Enter the Chinese. They own most of our debt. They have also bought into Chesapeake Energy’s leased acreage at about $16,000 an acre. Other deals have gone for $10,000 to $20,000 an acre. Keep in mind these are acreages that the landsmen got from struggling farmers for $4 to maybe $2,000 per acre.

Does this sound like the bundling of toxic mortgages by our friendly banks on Wall Street (the ones we bailed out because they were too big to fail)? “Fracking is about cheap energy the same way the mortgage crisis was about realizing the dreams of new homeowners,” said Jeff Goodell in his March 15 Rolling Stone article “The Fracking Bubble.” In other words, not.

China is also buying farmland worldwide, high-quality livestock in the United States and South America, and as this paper reported, is the major owner of the Canadian tar sands and pipelines that get that oil to the refineries and ship it to — China!

They’re just taking care of their citizens, which any good government ought to do. If that means turning us into their colony, well, it brings jobs, taxes and reduces our dependence on foreign oil. Right.

More insanity

And the lunacy doesn’t end there.

• The governor of Pennsylvania slashed his state education budget by $2 billion and wants the state university system to open its campuses to fracking to make up the difference.

• A California company that markets Crystal Geyser Alpine Spring Water wants to build a bottling plant in Johnstown, to sell water from there and Canajoharie. Do they know about the fracking threat to the aquifers? Would it matter?

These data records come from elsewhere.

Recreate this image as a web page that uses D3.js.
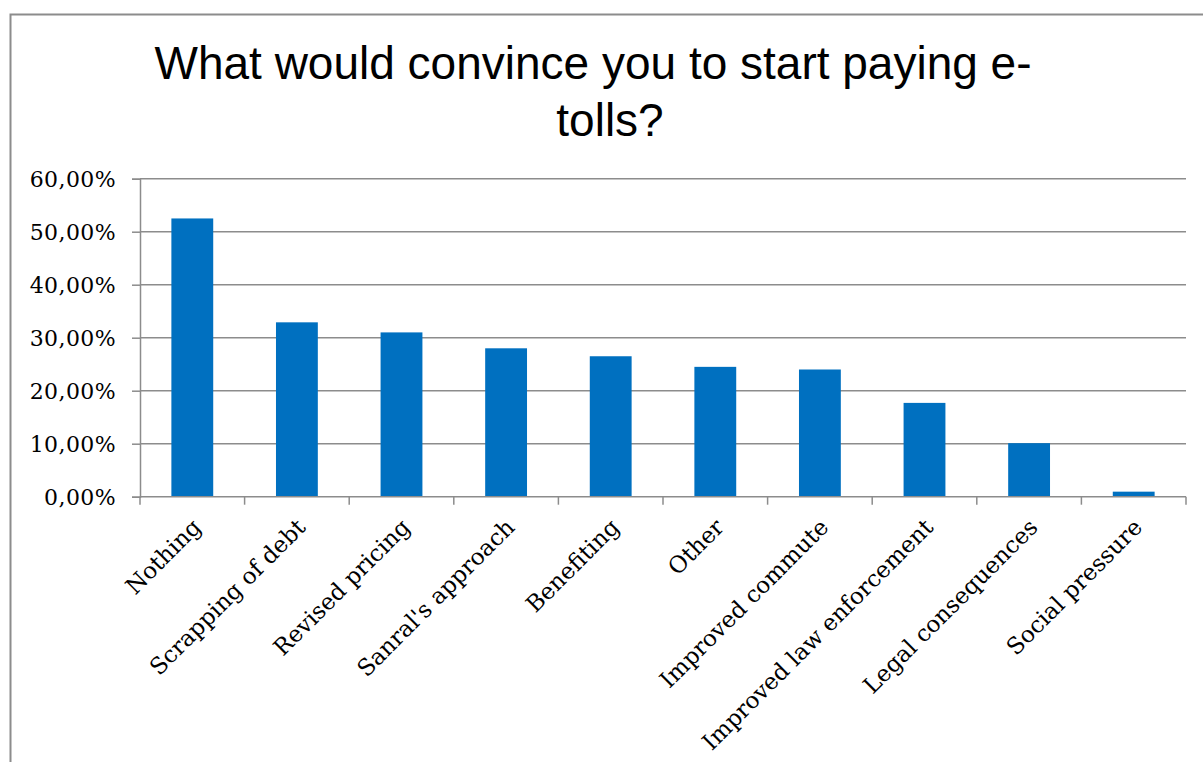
<!DOCTYPE html>
<html>
<head>
<meta charset="utf-8">
<script src="https://cdn.jsdelivr.net/npm/d3@7"></script>
<style>
  body { margin: 0; background: #fff; }
  .grid line { stroke: #8c8c8c; stroke-width: 1.5; }
  .axis path, .axis line { stroke: #8c8c8c; stroke-width: 1.5; }
  .axis text { font-family: "DejaVu Serif", serif; fill: #000; }
</style>
</head>
<body>
<div class="cont"></div>
<script>
var categories = ["Nothing", "Scrapping of debt", "Revised pricing", "Sanral's approach",
  "Benefiting", "Other", "Improved commute", "Improved law enforcement",
  "Legal consequences", "Social pressure"];
var values = [0.525, 0.329, 0.310, 0.280, 0.265, 0.245, 0.240, 0.177, 0.101, 0.0095];
var yTicks = [0, 0.1, 0.2, 0.3, 0.4, 0.5, 0.6];
var titleLines = ["What would convince you to start paying e-", "tolls?"];

var w = 1203,
h = 762;

var svg = d3.select(".cont").append("svg").
attr("width", w).
attr("height", h);

// chart frame, runs off the right and bottom edge like the source
svg.append("rect").
attr("x", 10.5).
attr("y", 14.5).
attr("width", 1300).
attr("height", 900).
attr("fill", "none").
attr("stroke", "#8c8c8c").
attr("stroke-width", 2);

svg.selectAll("text.title").
data(titleLines).
enter().append("text").
attr("class", "title").
attr("x", function (d, i) {return i == 0 ? 593 : 610;}).
attr("y", function (d, i) {return 79 + i * 57;}).
attr("text-anchor", "middle").
style("font-family", "'Liberation Sans', Arial, sans-serif").
style("font-size", "46px").
text(function (d) {return d;});

var x = d3.scaleBand().
domain(categories).
range([140, 1186]).
paddingInner(0.6).
paddingOuter(0.3);

var y = d3.scaleLinear().
domain([0, 0.6]).
range([496.7, 178.7]);

svg.append("g").
attr("class", "grid").
selectAll("line").
data(yTicks.slice(1)).
enter().append("line").
attr("x1", 140).
attr("x2", 1186).
attr("y1", function (d) {return y(d);}).
attr("y2", function (d) {return y(d);});

svg.append("g").
selectAll("rect").
data(values).
enter().append("rect").
attr("x", function (d, i) {return x(categories[i]);}).
attr("width", x.bandwidth()).
attr("y", function (d) {return y(d);}).
attr("height", function (d) {return y(0) - y(d);}).
attr("fill", "#0070c0");

var fmt = function (d) {return d3.format(".2f")(d * 100).replace(".", ",") + "%";};

var yAxis = d3.axisLeft(y).
tickValues(yTicks).
tickSize(8).
tickPadding(16).
tickFormat(fmt);

svg.append("g").
attr("class", "axis").
attr("transform", "translate(140,0)").
call(yAxis).
selectAll("text").
attr("dy", "0.35em").
style("font-size", "22px").
style("letter-spacing", "0.4px");

// x axis line and ticks at band edges
var step = x.step();
var edges = d3.range(categories.length + 1).map(function (i) {return 140 + i * step;});
var xg = svg.append("g").attr("class", "axis");
xg.append("line").
attr("x1", 140).attr("x2", 1186).
attr("y1", y(0)).attr("y2", y(0));
xg.selectAll("line.tick").
data(edges).
enter().append("line").
attr("class", "tick").
attr("x1", function (d) {return d;}).
attr("x2", function (d) {return d;}).
attr("y1", y(0)).
attr("y2", y(0) + 8);

xg.selectAll("text").
data(categories).
enter().append("text").
attr("text-anchor", "end").
style("font-size", "23px").
attr("transform", function (d) {
  var cx = x(d) + x.bandwidth() / 2 + 10;
  return "translate(" + cx + "," + (y(0) + 32) + ") rotate(-45)";
}).
text(function (d) {return d;});
</script>
</body>
</html>
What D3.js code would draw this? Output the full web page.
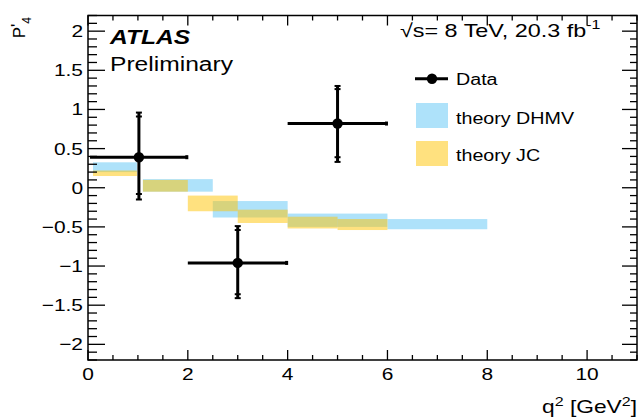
<!DOCTYPE html>
<html>
<head>
<meta charset="utf-8">
<script src="https://cdn.jsdelivr.net/npm/d3@7"></script>
<style>
  html, body { margin: 0; padding: 0; background: #fff; }
  svg { display: block; }
  text { font-family: "Liberation Sans", Arial, Helvetica, sans-serif; fill: #000; }
</style>
</head>
<body>
<script>
// Measured P'4 in bins of q^2 [GeV^2]
const dataX    = [1.02, 3, 5];
const dataXLo  = [0.04, 2, 4];
const dataXHi  = [2, 4, 6];
const dataY    = [0.39, -0.96, 0.82];
const statUp   = [0.52, 0.42, 0.44];
const statDown = [0.47, 0.40, 0.43];
const totUp    = [0.57, 0.47, 0.48];
const totDown  = [0.54, 0.45, 0.49];

// Theory prediction bands (q^2 bin edges and P'4 band limits)
const dhmvLo   = [0.1, 1.1, 2.5, 4, 6];
const dhmvHi   = [0.98, 2.5, 4, 6, 8];
const dhmvMin  = [0.20, -0.05, -0.38, -0.50, -0.53];
const dhmvMax  = [0.325, 0.11, -0.17, -0.33, -0.40];

const jcLo     = [0.1, 1.1, 2, 3, 4, 5];
const jcHi     = [0.98, 2, 3, 4, 5, 6];
const jcMin    = [0.15, -0.05, -0.30, -0.45, -0.52, -0.54];
const jcMax    = [0.22, 0.10, -0.10, -0.28, -0.37, -0.40];

const xTicks = [0, 2, 4, 6, 8, 10];
const yTicks = [-2, -1.5, -1, -0.5, 0, 0.5, 1, 1.5, 2];
const legendLabels = ["Data", "theory DHMV", "theory JC"];

const W = 640, H = 419;
const frame = { left: 88, right: 637, top: 15.5, bottom: 360 };
const SX = 1.23; // horizontal text stretch

const svg = d3.select("body").append("svg").attr("width", W).attr("height", H);

const x = d3.scaleLinear().domain([0, 11]).range([frame.left, frame.right]);
const y = d3.scaleLinear().domain([-2.2, 2.2]).range([frame.bottom, frame.top]);

function txt(g, px, py, anchor, size, weight, style) {
  return g.append("text")
    .attr("transform", `translate(${px},${py}) scale(${SX},1)`)
    .attr("text-anchor", anchor || "start")
    .attr("font-size", size)
    .attr("font-weight", weight || "normal")
    .attr("font-style", style || "normal");
}

const blue = "#aee2fa";
const yellow = "#ffc400";
const yellowOpacity = 0.5;

// theory bands
const bands = svg.append("g");
bands.selectAll("rect.dhmv").data(dhmvLo).join("rect").attr("class", "dhmv")
  .attr("x", (d, i) => x(dhmvLo[i]))
  .attr("width", (d, i) => x(dhmvHi[i]) - x(dhmvLo[i]))
  .attr("y", (d, i) => y(dhmvMax[i]))
  .attr("height", (d, i) => y(dhmvMin[i]) - y(dhmvMax[i]))
  .attr("fill", blue);
bands.selectAll("rect.jc").data(jcLo).join("rect").attr("class", "jc")
  .attr("x", (d, i) => x(jcLo[i]))
  .attr("width", (d, i) => x(jcHi[i]) - x(jcLo[i]))
  .attr("y", (d, i) => y(jcMax[i]))
  .attr("height", (d, i) => y(jcMin[i]) - y(jcMax[i]))
  .attr("fill", yellow).attr("fill-opacity", yellowOpacity);

// data points with stat and total error bars
const pts = svg.append("g").attr("stroke", "#000");
dataX.forEach((xv, i) => {
  const cx = x(xv), cy = y(dataY[i]);
  pts.append("line").attr("x1", x(dataXLo[i])).attr("x2", x(dataXHi[i]))
    .attr("y1", cy).attr("y2", cy).attr("stroke-width", 3);
  pts.append("line").attr("x1", x(dataXHi[i]) - 1).attr("x2", x(dataXHi[i]) - 1)
    .attr("y1", cy - 2).attr("y2", cy + 2).attr("stroke-width", 3);
  pts.append("line").attr("x1", cx).attr("x2", cx)
    .attr("y1", y(dataY[i] + totUp[i])).attr("y2", y(dataY[i] - totDown[i]))
    .attr("stroke-width", 3);
  [dataY[i] + totUp[i], dataY[i] - totDown[i], dataY[i] + statUp[i], dataY[i] - statDown[i]]
    .forEach(v => {
      pts.append("line").attr("x1", cx - 3).attr("x2", cx + 3)
        .attr("y1", y(v)).attr("y2", y(v)).attr("stroke-width", 2);
    });
  pts.append("circle").attr("cx", cx).attr("cy", cy).attr("r", 5.2)
    .attr("fill", "#000").attr("stroke", "none");
});

// frame and ticks
const ax = svg.append("g").attr("stroke", "#000").attr("stroke-width", 1.3);
ax.append("rect").attr("x", frame.left).attr("y", frame.top)
  .attr("width", frame.right - frame.left).attr("height", frame.bottom - frame.top)
  .attr("fill", "none").attr("stroke-width", 1.5);

const xMinor = d3.range(0, 11.001, 0.5);
xMinor.forEach(v => {
  const major = Math.abs(v / 2 - Math.round(v / 2)) < 1e-6;
  const len = major ? 10 : 5;
  ax.append("line").attr("x1", x(v)).attr("x2", x(v))
    .attr("y1", frame.bottom).attr("y2", frame.bottom - len);
  ax.append("line").attr("x1", x(v)).attr("x2", x(v))
    .attr("y1", frame.top).attr("y2", frame.top + len);
});
const yMinor = d3.range(-22, 23).map(k => k / 10);
yMinor.forEach(v => {
  const major = Math.abs(v * 2 - Math.round(v * 2)) < 1e-6;
  const lenL = major ? 17 : 9;
  const lenR = major ? 15 : 7;
  ax.append("line").attr("x1", frame.left).attr("x2", frame.left + lenL)
    .attr("y1", y(v)).attr("y2", y(v));
  ax.append("line").attr("x1", frame.right).attr("x2", frame.right - lenR)
    .attr("y1", y(v)).attr("y2", y(v));
});

// tick labels
const fmt = v => (v < 0 ? "\u2212" : "") + String(Math.abs(v));
xTicks.forEach(v => txt(svg, x(v), 380, "middle", 17).text(fmt(v)));
yTicks.forEach(v => txt(svg, 83, y(v) + 6, "end", 17).text(fmt(v)));

// axis titles
const xt = txt(svg, frame.right, 413, "end", 18.5);
xt.append("tspan").text("q");
xt.append("tspan").attr("dy", -7).attr("font-size", 13).text("2");
xt.append("tspan").attr("dy", 7).text(" [GeV");
xt.append("tspan").attr("dy", -7).attr("font-size", 13).text("2");
xt.append("tspan").attr("dy", 7).text("]");

const yt = svg.append("text")
  .attr("transform", `translate(25,17) rotate(-90)`)
  .attr("text-anchor", "end").attr("font-size", 17);
yt.append("tspan").text("P");
yt.append("tspan").attr("dy", -2).text("'");
yt.append("tspan").attr("dy", 8).attr("font-size", 12).text("4");

// labels
txt(svg, 110, 44, "start", 20, "bold", "italic").text("ATLAS");
txt(svg, 110, 71, "start", 20).text("Preliminary");
const lumi = txt(svg, 400, 37, "start", 19);
lumi.append("tspan").text("\u221As= 8 TeV, 20.3 fb");
lumi.append("tspan").attr("dy", -8).attr("font-size", 13).text("-1");

// legend
const lg = svg.append("g");
lg.append("line").attr("x1", 415).attr("x2", 448).attr("y1", 78.7).attr("y2", 78.7)
  .attr("stroke", "#000").attr("stroke-width", 3);
lg.append("circle").attr("cx", 432).attr("cy", 78.7).attr("r", 5.2).attr("fill", "#000");
lg.append("rect").attr("x", 416).attr("y", 103).attr("width", 32).attr("height", 25).attr("fill", blue);
lg.append("rect").attr("x", 416).attr("y", 141).attr("width", 32).attr("height", 25)
  .attr("fill", yellow).attr("fill-opacity", yellowOpacity);
txt(lg, 456, 85, "start", 16).text(legendLabels[0]);
txt(lg, 456, 123.5, "start", 16).text(legendLabels[1]);
txt(lg, 456, 161, "start", 16).text(legendLabels[2]);
</script>
</body>
</html>
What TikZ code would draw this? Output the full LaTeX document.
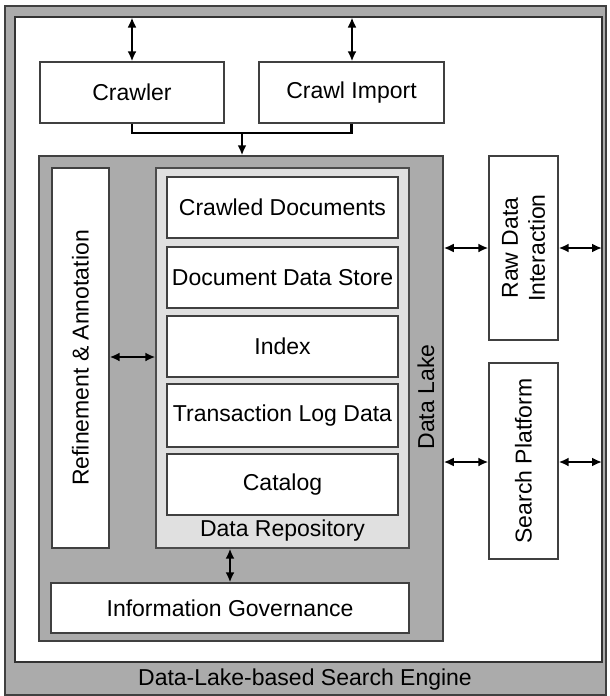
\documentclass[tikz,border=0pt]{standalone}
\usepackage{fontspec}
\setmainfont{Liberation Sans}
\usetikzlibrary{arrows.meta}
\begin{document}
\begin{tikzpicture}[x=1pt,y=-1pt,
  box/.style={draw=black!75,line width=1.3pt,fill=white,inner sep=0pt,font=\fontsize{23}{27}\selectfont},
  lbl/.style={inner sep=0pt,font=\fontsize{23}{27}\selectfont},
  arr/.style={line width=2.6pt,{Latex[length=10pt,width=9pt]}-{Latex[length=10pt,width=9pt]}},
  sarr/.style={line width=2.6pt,-{Latex[length=10pt,width=9pt]}},
  ln/.style={line width=2.6pt}]
\useasboundingbox (0,0) rectangle (610,696);
\fill[white] (0,0) rectangle (610,696);
% outer frame
\node[draw=black!75,line width=1.5pt,fill=black!33,minimum width=601pt,minimum height=689pt,inner sep=0pt] (outer) at (305.5,350.5) {};
\node[draw=black!80,line width=1.5pt,fill=white,minimum width=587pt,minimum height=645pt,inner sep=0pt] (white) at (308.5,339.5) {};
\node[lbl] (title) at (305,680) {Data-Lake-based Search Engine};
% top boxes
\node[box,minimum width=184pt,minimum height=61pt] (crawler) at (132,92.5) {Crawler};
\node[box,minimum width=185pt,minimum height=61pt] (import) at (351.5,92.5) {Crawl Import};
% data lake
\node[draw=black!75,line width=1.5pt,fill=black!33,minimum width=404pt,minimum height=485pt,inner sep=0pt] (lake) at (241,398.5) {};
\node[lbl,rotate=90] (lakelbl) at (426,397) {Data Lake};
\node[box,minimum width=57pt,minimum height=380pt] (refine) at (80.5,358) {};
\node[lbl,rotate=90] (refinelbl) at (refine.center) {Refinement \& Annotation};
\node[draw=black!70,line width=1.3pt,fill=black!12,minimum width=253pt,minimum height=380pt,inner sep=0pt] (repo) at (282.5,358) {};
\node[box,minimum width=231pt,minimum height=61pt] (cd) at (282.5,207.5) {Crawled Documents};
\node[box,minimum width=231pt,minimum height=61pt] (dds) at (282.5,277.5) {Document Data Store};
\node[box,minimum width=231pt,minimum height=61pt] (idx) at (282.5,346.5) {Index};
\node[box,minimum width=231pt,minimum height=63pt] (tld) at (282.5,415.5) {Transaction Log Data};
\node[box,minimum width=231pt,minimum height=61pt] (cat) at (282.5,484.5) {Catalog};
\node[lbl] (repolbl) at (282.5,531) {Data Repository};
\node[box,minimum width=358pt,minimum height=50pt] (ig) at (230,608) {Information Governance};
% right boxes
\node[box,minimum width=69pt,minimum height=184pt] (raw) at (523.5,248) {};
\node[lbl,rotate=90,align=center] (rawlbl) at (raw.center) {Raw Data\\Interaction};
\node[box,minimum width=69pt,minimum height=196pt] (search) at (523.5,461) {};
\node[lbl,rotate=90] (searchlbl) at (search.center) {Search Platform};
% coordinates
\coordinate (ctop) at (132,17.5);
\coordinate (itop) at (352,17.5);
\coordinate (bar) at (242,133);
\coordinate (rawr) at (602,248);
\coordinate (searchr) at (602,462);
% connectors
\draw[arr] (ctop) -- (crawler.north -| ctop);
\draw[arr] (itop) -- (import.north -| itop);
\draw[ln] (crawler.south) |- (bar) -| (import.south);
\draw[sarr] (bar) -- (bar |- lake.north);
\draw[arr] (refine.east |- 0,357) -- (repo.west |- 0,357);
\draw[arr] (repo.south -| 230,0) -- (ig.north -| 230,0);
\draw[arr] (lake.east |- raw.west) -- (raw.west);
\draw[arr] (raw.east) -- (rawr);
\draw[arr] (lake.east |- 0,462) -- (search.west |- 0,462);
\draw[arr] (search.east |- 0,462) -- (searchr);
\end{tikzpicture}
\end{document}
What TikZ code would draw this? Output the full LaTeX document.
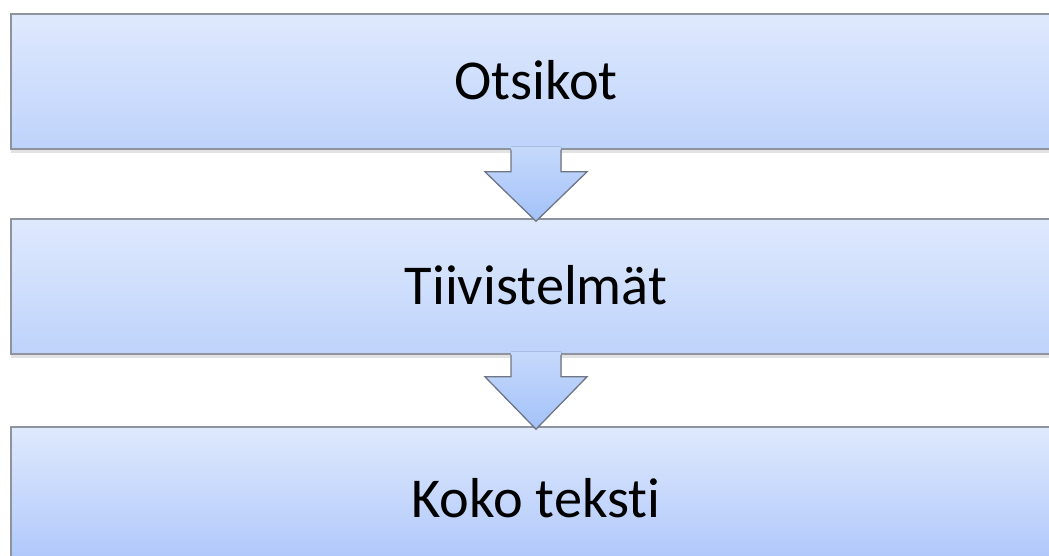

• Chippewa Falls, Wis., is in the midst of a boom, selling their sand for use in the fracking process. They expect as many as 40 or 50 full-time mining jobs, around 70 trucking jobs and a boom for medical workers to treat silicosis, cancer and other autoimmune diseases.

• In Sao Paulo, Brazil, government prosecutors have filed criminal charges against 17 oil company executives for an oil leak, and a judge has ruled that none of the executives can leave the country. Their “crimes against the environment” could result in sentences of 31 years in prison.

• And residents of the Falkland Islands worry that their huge off-shore oil strikes will change their lives. Oil means they can have security, that is, buy an army to protect themselves from Argentina, which claims the territory.

“Where there is oil, there is more money to invest in environmental conservation,” said Falkands biologist Dan Fowler in an Associated Press article. Is that like saying we have to have parking meters to pay for the Meter Maids? One resident asks, in the same AP article, “Can this place survive it [the oil boom]? Everything we’re here for — not locking doors, freedom, tranquility — can it survive so much money?” Don’t worry. It won’t last that long.

Out of control

So what does this have to do with Earth Day?

If you keep track of the never-ending assault on Pacha Mama, it becomes evident that the rapacious lust for profit from exploiting the resources of our planet are out of control, won’t end until nothing is left but a steaming wasteland and cannot be changed except for a revolution in thinking. Do we know anyone who can be charged with “crimes against the environment?” Do we have the courage to do it?

Forgive us, Mother. Have a nice day.

Karen Cookson lives in Sharon Springs and is a regular contributor to the Sunday Opinion section.